Massey University launches National Academy of Screen Arts

Monday 15 May 2023

The National Academy of Screen Arts has been established on the Pukeahu campus in Wellington, home to the Toi Rauwhārangi College of Creative Art’s new Bachelor of Screen Arts (Honours) degree programme (BSA).

Dominion Museum building

The former Dominion Museum building will be the National Academy of Screen Arts’ physical home.

Last updated: Thursday 18 May 2023

The programme, which attracted more than 300 students at the start of the year, features majors across animation, factual production, film production, game production, immersive media, media technology and visual effects.

In addition to providing state of the art facilities for BSA undergraduates, as the Academy develops, it will function as an umbrella for many new and critical screen industry initiatives, providing exciting new facilities for our students and the region, as well as a platform for developing research and sector-relevant thought leadership.

Toi Rauwhārangi College of Creative Arts Pro Vice-Chancellor Professor Margaret Maile Petty says Wellington is the perfect location.

"As a UNESCO City of Film and a highly recognised global screen-sector leader, the city continues to make significant contributions to the global disruption and convergence of film, game, and interactive content mediums, and indigenous storytelling.

“Leveraging Wellington’s long established global expertise and award-winning talent in concept design, storytelling, visual effects, game development and creative technologies is a clear priority for the region. Massey recognises this priority, and the Academy has been established to directly and meaningfully immerse our students, researchers, and stakeholders into this vibrant screen ecosystem,” Professor Maile Petty says.

The National Academy of Screen Arts will provide a culturally responsive environment with state of the art studios and spaces capable of supporting screen production, creative technology, education, industry research, and enterprise development, as well as supporting community events and projects.

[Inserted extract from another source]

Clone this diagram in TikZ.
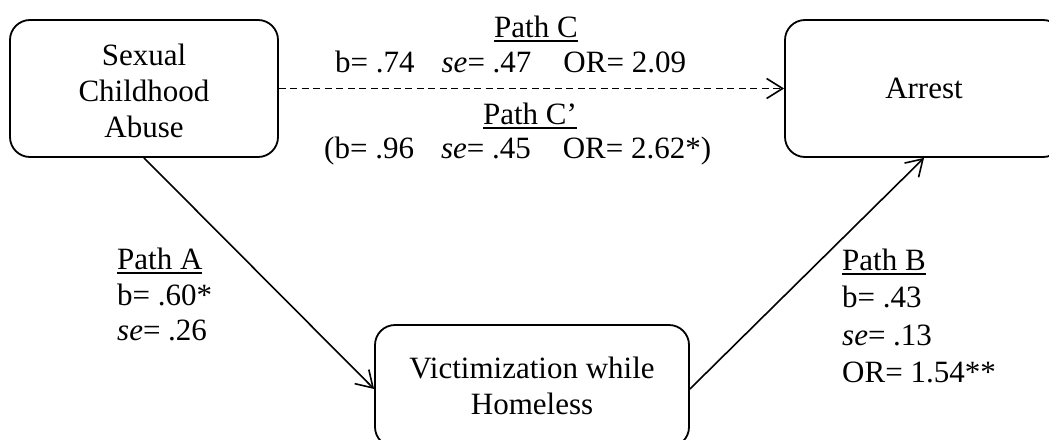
\documentclass[tikz,border=0pt]{standalone}
\usepackage{fontspec}
\setmainfont{Liberation Serif}
\usetikzlibrary{arrows.meta}
\newcommand\pathul[1]{\setbox0\hbox{#1}\rlap{\rule[-5pt]{\wd0}{1.6pt}}\box0}
\begin{document}
\begin{tikzpicture}[x=1pt,y=-1pt,
  every node/.style={font=\fontsize{31}{36}\selectfont, inner sep=0pt},
  varbox/.style={draw, line width=1.8pt, rounded corners=20pt, align=center},
  link/.style={line width=1.6pt, -{Straight Barb[length=16pt,width=20pt,line width=1.6pt]}},
  lbl/.style={anchor=base west}]
\useasboundingbox (0,0) rectangle (1049,439);
\clip (0,0) rectangle (1049,439);
\node[varbox, minimum width=268pt, minimum height=137pt] (sca) at (144,88.5) {\rule{0pt}{27pt}Sexual\\Childhood\\Abuse};
\node[varbox, minimum width=278pt, minimum height=137pt] (arr) at (924,88.5) {Arrest};
\node[varbox, minimum width=314pt, minimum height=122pt] (vic) at (532,386) {Victimization while\\Homeless};
\draw[link, dash pattern=on 7pt off 4.5pt] (sca.east) -- (arr.west);
\draw[link] (sca.south) -- ([yshift=-3pt]vic.west);
\draw[link] ([yshift=-3pt]vic.east) -- (arr.south);
\node[anchor=base] (pc) at (536,37) {\pathul{Path C}};
\node[lbl] (pcv) at (335,72) {b= .74\hspace{27pt}\textit{se}= .47\hspace{32pt}OR= 2.09};
\node[anchor=base] (pcp) at (530,124) {\pathul{Path C’}};
\node[lbl] (pcpv) at (324,158) {(b= .96\hspace{27pt}\textit{se}= .45\hspace{32pt}OR= 2.62*)};
\node[lbl] (pa) at (117,269) {\pathul{Path A}};
\node[lbl] (pab) at (117,305) {b= .60*};
\node[lbl] (pase) at (117,340) {\textit{se}= .26};
\node[lbl] (pb) at (842,270) {\pathul{Path B}};
\node[lbl] (pbb) at (842,307) {b= .43};
\node[lbl] (pbse) at (842,345) {\textit{se}= .13};
\node[lbl] (pbor) at (842,382) {OR= 1.54**};
\end{tikzpicture}
\end{document}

“Wellington is internationally recognised as a screen and creative technology centre of excellence. The Academy will serve the evolving and high global demand for qualified, skilled creative technology talent. It will develop and support Aotearoa New Zealand’s current and future talent through world-leading, future-focused academic and professional development programmes, research, mentorship, and internships for students, industry, and the wider community. Our aim across all of our programmes is to deliver industry-ready graduates,” Professor Maile Petty adds.

Professor Margaret Petty, Pro Vice-Chancellor Toi Rauwhārangi, College of Creative Arts

Toi Rauwhārangi College of Creative Arts Pro Vice-Chancellor Professor Margaret Maile Petty.

Deputy Vice-Chancellor Māori Professor Meihana Durie, Rangitāne, Ngāti Kauwhata, Ngāti Raukawa, Ngāti Porou, Rongo Whakaata, Ngāi Tahu, says the Academy will bring significant opportunities for Māori.

“The announcement of the National Academy comes at a time when Māori creative endeavour and contribution to screen arts both in Aotearoa and around the world is at an all-time high. With the rapid increase of Māori-produced content across film, television, animation, gaming, augmented reality and multimedia, the door is now wide open to the next generation of Māori content producers, creators and innovators to access a programme and facilities that will propel our ākonga into the future.”

Close-up of Professor Meihana Durie

Deputy Vice-Chancellor Māori Professor Meihana Durie.

Professor Durie believes the Academy will also build on other recent initiatives in the creative arts space.

“The establishment of the National Academy on our Pukeahu Campus brings another distinctive dimension to the student journey here, particularly alongside our Marae, Te Rau Karamu. Importantly, both the Academy and our Marae draw insight and guidance from our Te Atiawa leaders and their strong support of the Academy is important to us.

"Te Whanganui-a-Tara itself is currently burgeoning as a creative hub for Māori creatives and the Academy we hope will over time become a beacon for Indigenous creatives from other First Nations. One only has to look at kaupapa such as the Māoriland Film Festival to know that Māori and Indigenous creativity across multiple mediums is thriving and the Academy now brings with it exciting new opportunities and pathways for our students.”

The university is significantly investing in a physical home for the Academy, in one of New Zealand’s most iconic buildings, the former Dominion Museum. Renovations are underway and include the refurbishment of the Great Hall as a screen arts studio with new acoustic treatment, a lighting grid, a virtual filming facility, as well as a performance capture stage, computer labs, and production and edit suites. The original theatrette is undergoing a refit for its new role as a cornerstone industry and community space. The Academy will also benefit enormously from the proximity of Massey’s existing Commercial Music programmes and studio facilities.

The Academy will develop, and host targeted professional development and short courses for industry, in fit-for-purpose facilities and collaboration spaces and will actively serve industry and community projects with tailored events and innovative programmes supporting screen sector priorities.